Os dados do Plano de Intervenção Imediata de 2009, relatório elaborado pela Segurança Social, mostram que a maioria destas crianças tem menos de nove anos, mas possui já um historial complexo de desestruturação familiar, com problemas de maus tratos, perturbações mentais, dependências e abandono que determinaram o seu afastamento da família. Contudo, com o apoio dos técnicos das instituições e de toda a rede social, foi possível que pais, tios ou avós os recebessem de volta.
"Uma tarefa trabalhosa que exige muita dedicação. Implica estudar a viabilidade da família, falar com pais, familiares, analisar as suas condições psicológicas e sociais, visitar o local de trabalho ou resolver um problema de saúde, dependência ou emprego", explicou ao DN Cecília Abecassis, directora do Centro de Acolhimento Temporário de Tercena. Para isso, diz, é preciso haver técnicos que possam sair porta fora e trabalhar no terreno, fomentando a aproximação da criança à família.
"O primeiro investimento é sempre aqui, mas em muitas famílias não é possível e as crianças acabam por perder tempo demais neste processo. Mas nas que funciona, depois de avaliado o risco, solicitamos uma medida de confiança ao tribunal." Se a resposta for positiva, a criança regressa a casa, mas o trabalho de acompanhamento social não acaba aqui, prolonga-se por mais tempo.
A aposta nas famílias é uma prioridade, assume a secretária de Estado adjunta e da Reabilitação. Idália Moniz reconhece que isso exige capacitar os pais para as suas funções parentais e funcionais, que vão desde a gestão do orçamento familiar à criação de cuidados de saúde e de higiene. "Este trabalho tem permitido desinstitucionalizar estas crianças com segurança", afirmou ontem, sublinhando o reforço de meios humanos e técnicos que chegou em 2008, com o Programa Desafios, Oportunidades e Mudanças.
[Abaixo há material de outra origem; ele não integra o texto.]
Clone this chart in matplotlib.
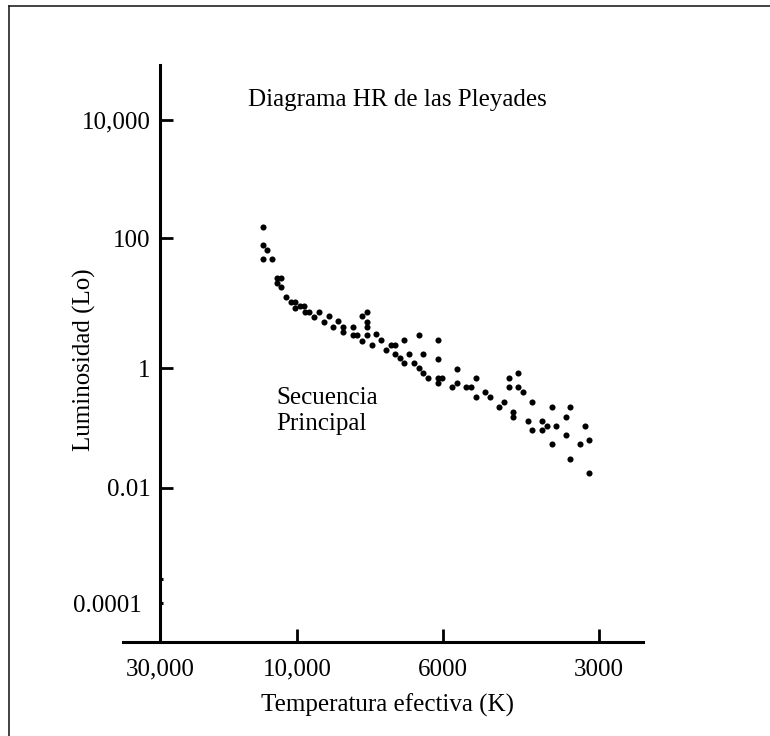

Filomena Bordalo, da Confederação Nacional das Instituições de Solidariedade, diz que o sucesso deste trabalho depende em muito da articulação dos agentes sociais da comunidade, pois as famílias sofrem de múltiplos problemas.
No ano passado subiu também o número de crianças com projecto de vida. Das 12 579 acompanhadas pela rede social, só 282 é que não tinham um futuro delineado. O regresso à família nuclear e alargada era o objectivo para mais de 2800 crianças. Em 2004, só 1614 tinham esse projecto traçado.
O Governo sublinha o facto de em 2009 o número de crianças e jovens que saíram das instituições ter superado o das que entraram. Mas o perfil está a mudar. Mais de 50% são adolescentes, problemáticos, sofreram maus tratos físicos e psicológicos e têm problemas de comportamento e saúde mental.